Upward and onward! Dal ati.

Rich :slight_smile:


#25

This all sounds good - and yes, the squashing of words together like ‘dwn im’ (same as ‘dunno’ really) is quite challenging I’m sure. This Sgwrs was with someone who’s learned, remember, so she does have the odd unique turn of phrase or sentence structure - I’m allowed to say that because she’s my mum…! :blush:
But then we all have our linguistic quirks, second language or not!


#26

Hi Martin, glad you enjoyed it! The next one is a lady from Cardigan - hope you get on well with it!


#27

Yes…and the Duncan connection too - I didn’t think of that! To be honest I thought the Welsh this week was of the type which is more compact and truncated words - long sentences with lots of clauses - the opposite end of the spectrum from the more long hand ‘learner” type sentences …so I would never have known just from hearing the Welsh …but when does a learner stop being a learner!!!


#28

Totally off topic, but I always came to my mind when I heard it and everybody keeps on asking “Cardigan like the sweater?” when I say where I’ve been. In fact I always say Aberteifi now. :grin:
But still curious if it’s related, and the only story I found talks about James Brudenell, 7th Earl of Cardigan. But he’s English, and only English places are mentioned so I can’t understand if it’s the same or there’s another one in England?
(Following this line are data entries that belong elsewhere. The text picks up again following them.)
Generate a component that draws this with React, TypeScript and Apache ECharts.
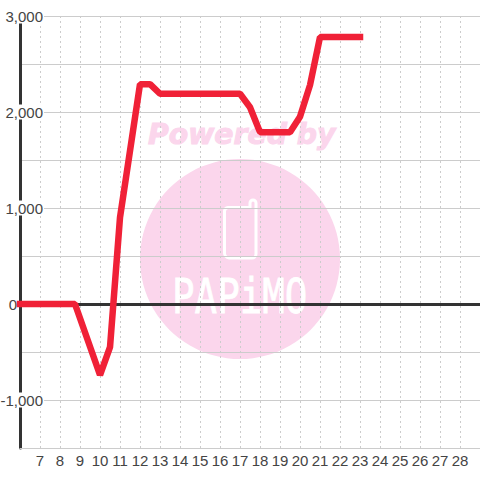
import React, { useEffect, useRef } from "react";
import * as echarts from "echarts";

const hours = [6, 8.75, 10, 10.5, 11, 12, 12.5, 13, 17, 17.5, 18, 19.5, 20, 20.5, 21, 23];
const values = [0, 0, -740, -450, 900, 2290, 2290, 2190, 2190, 2050, 1790, 1790, 1950, 2280, 2780, 2780];
const xMin = 6;
const xMax = 29;
const yMin = -1500;
const yMax = 3000;
const yLabelStep = 1000;
const watermarkTop = "Powered by";
const watermarkLogo = "PAPiMO";

const phonePath =
  "M228 207.5 L250 207.5 L250 203 A3 3 0 0 1 256 203 L256 254 A4 4 0 0 1 252 258 L229 258 A5 5 0 0 1 224.5 253 L224.5 211 A4 4 0 0 1 228 207.5 Z";
echarts.graphic.registerShape("phoneIcon", echarts.graphic.extendPath(phonePath, {}));

const PINK = "#fbd6ec";
const FONT = "Liberation Sans";

export default function App() {
  const ref = useRef<HTMLDivElement>(null);
  useEffect(() => {
    const chart = echarts.init(ref.current!, null, { renderer: "svg" });
    chart.setOption({
      animation: false,
      backgroundColor: "#fff",
      textStyle: { fontFamily: FONT },
      grid: { left: 20, right: 0, top: 16, bottom: 32, containLabel: false, outerBoundsMode: "none" },
      graphic: {
        elements: [
          { type: "circle", z: -10, shape: { cx: 240, cy: 259, r: 100 }, style: { fill: PINK } },
          {
            type: "text", z: -10, x: 148, y: 120,
            style: {
              text: watermarkTop, fill: PINK, stroke: PINK, lineWidth: 1, fontFamily: "DejaVu Sans", fontWeight: "bold",
              fontStyle: "italic", fontSize: 28.3,
            },
          },
          { type: "phoneIcon", z: -9, style: { fill: "none", stroke: "#fff", lineWidth: 3 } },
          {
            type: "text", z: -9, x: 172, y: 272, scaleY: 1.28,
            style: { text: watermarkLogo, fill: "#fff", stroke: "#fff", lineWidth: 0.6, fontFamily: "DejaVu Sans Mono", fontSize: 37.5 },
          },
        ],
      },
      xAxis: [
        {
          type: "value", min: xMin, max: xMax, interval: 1, position: "bottom",
          axisLine: { onZero: false, show: true, lineStyle: { color: "#ccc", width: 1 } },
          axisTick: { show: false },
          splitLine: { show: true, lineStyle: { color: "#ccc", type: [2, 3], width: 1 } },
          axisLabel: {
            color: "#444", fontSize: 15, margin: 5, fontFamily: FONT,
            formatter: (v: number) => (v === xMin || v === xMax ? "" : String(v)),
          },
        },
        {
          type: "value", min: xMin, max: xMax, gridIndex: 0,
          axisLine: { show: true, onZero: true, onZeroAxisIndex: 0, lineStyle: { color: "#333", width: 3 } },
          axisTick: { show: false }, axisLabel: { show: false }, splitLine: { show: false },
        },
      ],
      yAxis: {
        type: "value", min: yMin, max: yMax, interval: 500,
        axisLine: { show: true, onZero: false, lineStyle: { color: "#333", width: 3 } },
        axisTick: { show: false },
        splitLine: { show: true, lineStyle: { color: "#ccc", width: 1 } },
        axisLabel: {
          margin: -24, align: "right", color: "#444", fontSize: 15, fontFamily: FONT,
          formatter: (v: number) => {
            if (v === 0) return "{z|0}";
            if (v % yLabelStep !== 0 || v === yMin) return "";
            return "{n|" + v.toLocaleString("en-US") + "}";
          },
          rich: {
            z: { padding: [0, 27, 0, 0], fontSize: 15, color: "#444", fontFamily: FONT },
            n: { backgroundColor: "#fff", fontSize: 15, color: "#444", fontFamily: FONT, padding: [0, 1, 0, 0] },
          },
        },
      },
      series: [
        {
          type: "line", xAxisIndex: 0, z: 5, showSymbol: false, symbol: "none",
          data: hours.map((h, i) => [h, values[i]]),
          clip: false,
          lineStyle: { color: "#f02137", width: 6.5, cap: "square", join: "bevel" },
        },
      ],
    });
    return () => chart.dispose();
  }, []);
  return <div ref={ref} style={{ position: "absolute", left: 0, top: 0, width: 480, height: 480 }} />;
}
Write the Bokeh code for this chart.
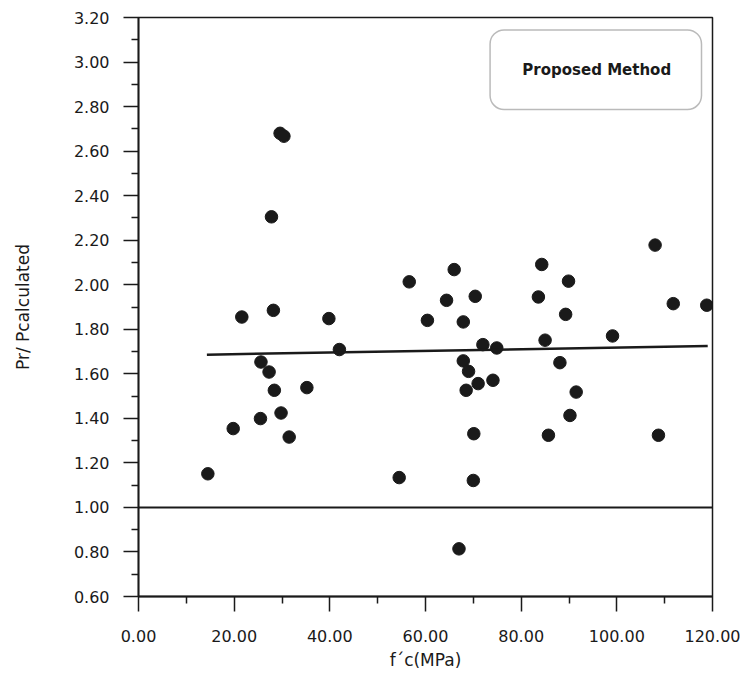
from bokeh.plotting import figure
from bokeh.models import Range1d, FixedTicker, NumeralTickFormatter, Span, BoxAnnotation, Label, ColumnDataSource
from bokeh.embed import file_html
from bokeh.resources import INLINE

# Data
fc = [14.5, 19.8, 21.6, 25.5, 25.6, 27.3, 27.8, 28.2, 28.4, 29.6, 29.8, 30.4, 31.5, 35.2, 39.8,
      42.0, 54.5, 56.6, 60.4, 64.4, 66.0, 67.0, 67.9, 67.9, 68.5, 69.0, 70.0, 70.1, 70.4, 71.0,
      72.0, 74.1, 74.9, 83.6, 84.3, 85.0, 85.7, 88.1, 89.3, 89.9, 90.2, 91.5, 99.1, 108.0, 108.7,
      111.8, 118.8]
ratio = [1.151, 1.354, 1.855, 1.399, 1.653, 1.608, 2.305, 1.885, 1.526, 2.680, 1.424, 2.667, 1.316, 1.538, 1.848,
         1.709, 1.134, 2.013, 1.840, 1.930, 2.068, 0.814, 1.833, 1.658, 1.526, 1.611, 1.121, 1.331, 1.948, 1.556,
         1.731, 1.571, 1.716, 1.945, 2.091, 1.751, 1.324, 1.650, 1.867, 2.016, 1.413, 1.518, 1.770, 2.178, 1.324,
         1.915, 1.908]
fit_x = [14.3, 119.0]
fit_y = [1.686, 1.725]
reference_level = 1.0
x_ticks = [0, 20, 40, 60, 80, 100, 120]
x_minor = [10, 30, 50, 70, 90, 110]
y_ticks = [0.6, 0.8, 1.0, 1.2, 1.4, 1.6, 1.8, 2.0, 2.2, 2.4, 2.6, 2.8, 3.0, 3.2]
y_minor = [0.7, 0.9, 1.1, 1.3, 1.5, 1.7, 1.9, 2.1, 2.3, 2.5, 2.7, 2.9, 3.1]
legend_text = "Proposed Method"

INK = "#1a1a1a"
FONT = "DejaVu Sans"

p = figure(width=746, height=676, output_backend="svg", toolbar_location=None,
           x_range=Range1d(0, 120), y_range=Range1d(0.6, 3.2),
           min_border_left=138, min_border_right=34, min_border_top=17, min_border_bottom=80)
p.grid.visible = False
p.background_fill_color = "white"
p.border_fill_color = "white"
p.outline_line_color = INK
p.outline_line_width = 1.5

p.xaxis.ticker = FixedTicker(ticks=x_ticks, minor_ticks=x_minor)
p.yaxis.ticker = FixedTicker(ticks=y_ticks, minor_ticks=y_minor)
p.xaxis.formatter = NumeralTickFormatter(format="0.00")
p.yaxis.formatter = NumeralTickFormatter(format="0.00")

for ax in (p.xaxis[0], p.yaxis[0]):
    ax.axis_line_color = INK
    ax.axis_line_width = 1.8
    ax.major_tick_line_color = INK
    ax.major_tick_line_width = 1.5
    ax.minor_tick_line_color = INK
    ax.minor_tick_line_width = 1.5
    ax.major_tick_in = 0
    ax.major_tick_out = 15
    ax.minor_tick_in = 0
    ax.minor_tick_out = 7
    ax.major_label_text_font = FONT
    ax.major_label_text_font_size = "16px"
    ax.major_label_text_color = INK
    ax.axis_label_text_font = FONT
    ax.axis_label_text_font_size = "17px"
    ax.axis_label_text_font_style = "normal"
    ax.axis_label_text_color = INK

p.xaxis.major_label_standoff = 18
p.yaxis.major_label_standoff = 14
p.xaxis.axis_label = "f´c(MPa)"
p.yaxis.axis_label = "Pr/ Pcalculated"
p.xaxis.axis_label_standoff = 5
p.yaxis.axis_label_standoff = 38

p.add_layout(Span(location=reference_level, dimension="width", line_color=INK, line_width=2))

src = ColumnDataSource(dict(x=fc, y=ratio))
p.scatter("x", "y", source=src, size=12.5, color=INK)
p.line(fit_x, fit_y, line_color=INK, line_width=2.5)

p.add_layout(BoxAnnotation(left=73.5, right=117.7, bottom=2.787, top=3.144,
                           fill_alpha=0, line_color=INK, line_width=1.5, border_radius=14))
p.add_layout(Label(x=95.8, y=2.964, text=legend_text, text_align="center", text_baseline="middle",
                   text_font=FONT, text_font_style="bold", text_font_size="15px", text_color=INK))

open("out.html", "w").write(file_html(p, INLINE))
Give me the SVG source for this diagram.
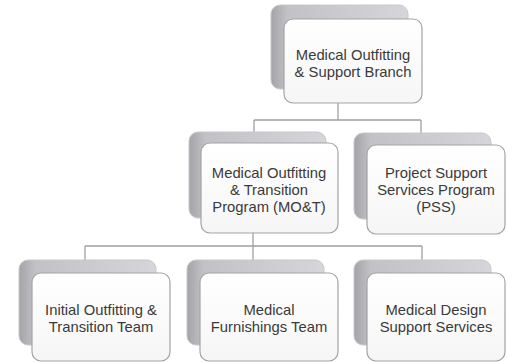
<svg xmlns="http://www.w3.org/2000/svg" width="508" height="362" viewBox="0 0 508 362">
<defs>
<linearGradient id="backH" x1="0" y1="0" x2="1" y2="0">
<stop offset="0" stop-color="#a4a4a8"/>
<stop offset="0.12" stop-color="#c2c2c6"/>
<stop offset="1" stop-color="#d6d6da"/>
</linearGradient>
<linearGradient id="frontG" x1="0" y1="0" x2="0" y2="1">
<stop offset="0" stop-color="#ffffff"/>
<stop offset="1" stop-color="#f6f6f6"/>
</linearGradient>
</defs>
<style>
.back{fill:url(#backH);stroke:#c8c8cc;stroke-width:1}
.front{fill:url(#frontG);stroke:#a3a3a3;stroke-width:1.2}
.conn{fill:none;stroke:#a0a0a4;stroke-width:1.3}
text{font-family:"Liberation Sans",Arial,sans-serif;font-size:14.8px;fill:#3a3a3a;text-anchor:middle}
</style>
<rect width="508" height="362" fill="#ffffff"/>
<g id="connectors">
<path class="conn" d="M338,103 V120 M254,120 H421 M254,120 V132 M421,120 V133"/>
<path class="conn" d="M253,233 V246 M85,246 H422 M85,246 V260 M253,246 V260 M422,246 V260"/>
</g>
<g id="node-branch">
<rect class="back" x="271" y="5" width="137" height="84" rx="9"/>
<rect class="front" x="284" y="19" width="138" height="84" rx="9"/>
<text x="353" y="60">Medical Outfitting</text>
<text x="353" y="77">&amp; Support Branch</text>
</g>
<g id="node-mot">
<rect class="back" x="189" y="132" width="137" height="86" rx="9"/>
<rect class="front" x="201" y="143" width="137" height="90" rx="9"/>
<text x="269" y="178">Medical Outfitting</text>
<text x="269" y="195">&amp; Transition</text>
<text x="269" y="212">Program (MO&amp;T)</text>
</g>
<g id="node-pss">
<rect class="back" x="354" y="133" width="137" height="86" rx="9"/>
<rect class="front" x="367" y="145" width="138" height="89" rx="9"/>
<text x="436" y="178">Project Support</text>
<text x="436" y="195">Services Program</text>
<text x="436" y="212">(PSS)</text>
</g>
<g id="node-iot">
<rect class="back" x="19" y="260" width="137" height="85" rx="9"/>
<rect class="front" x="32" y="273" width="138" height="88" rx="9"/>
<text x="101" y="315">Initial Outfitting &amp;</text>
<text x="101" y="332">Transition Team</text>
</g>
<g id="node-mft">
<rect class="back" x="187" y="260" width="137" height="85" rx="9"/>
<rect class="front" x="200" y="273" width="138" height="88" rx="9"/>
<text x="269" y="315">Medical</text>
<text x="269" y="332">Furnishings Team</text>
</g>
<g id="node-mdss">
<rect class="back" x="354" y="260" width="137" height="85" rx="9"/>
<rect class="front" x="367" y="273" width="138" height="88" rx="9"/>
<text x="436" y="315">Medical Design</text>
<text x="436" y="332">Support Services</text>
</g>
</svg>
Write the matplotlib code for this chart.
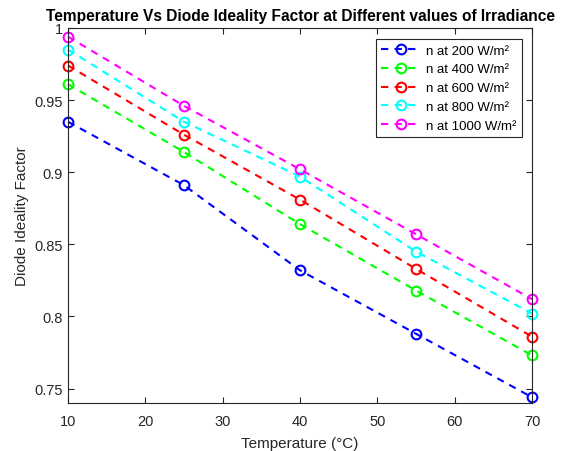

Also, I remember @rich mentioning going to a meet-up in Leeds, at some point - and that had reminded me I’ve been there once (for a series of coincidences)…at the Brudenell Social Club! :grinning:

This guy’s a recurring presence!


#29

Yes, interesting. I’m fairly sure there is direct connection as there is a Cardigan Road right next to the Brudenell Social Club ( great venue! …low on glamour…but great gigs!) in Leeds. I’m off to google that…!


#30

He did invent the cardigan…

…led the charge of the light brigade at the battle of balaclava (but the view is that it probably wasnt his fault)…

He didn’t invent the balaclava.

I’ve realised that I don’t understand the title system - Earl of Cardigan is title of marquesses of Ailsbury!!! but does appear to refer to the same ‘Cardigan’…the one in Wales

Just after that I lost the will to live…

…and so connection to Leeds still unknown.

:slight_smile:


#31

Yes another great Sgwrs.

Incidentally, is rhywsut for somehow also OK in southern areas?

I’m guessing that it is one of those words that doesn’t southernise, like rhywle.


#32

Yes I think so. Glad you enjoyed!


#33

Hi Beca! I really enjoyed this chat!

Out of interest did Gill and Duncan completely switch over to speaking Welsh together too?


#34

I enjoyed all you Browns too! I have also heard Duncan on the podcast Galwad Cynnar (very difficult becaus I don’t know the Welsh words for many plants animals or geological things and it is often in impenetrable Gog as well), and his interview on Beti a’i phobl.
But I am having difficulty with getting the live sgwrs on both my iphone and my MacAir. Sometimes it plays perfectly well and other times. like now it isn’t playing at all. And often it takes 2 or 3 minutes before each unit starts. Can anyone help?


#35

Yes, if you are having this type of problem go to the Advanced area and hold your finger on the Sgwrs which gives you option to download it.

See image below.


#36

Thanks. I had done that before and then the download disappeared! But it is working again now.


#37

They certainly did!


#38

Yes, the vocab is quite specialised isn’t it. Glad you’re picking up bits though.


#39

That’s really encouraging!


#40

I listen to Galwad Cynnar every week, and sometimes I get a lot from it, sometimes it is incomprehensible (and sends me to sleep very satisfactorily)! I wonder is there a book, possibly for children, with translations of common animals, plants and geological terms, that I could buy?

One problem with GC though is that is overwhelingly male, with the token woman often getting very little air time. It sounds very 20th - or even 19th century sometimes!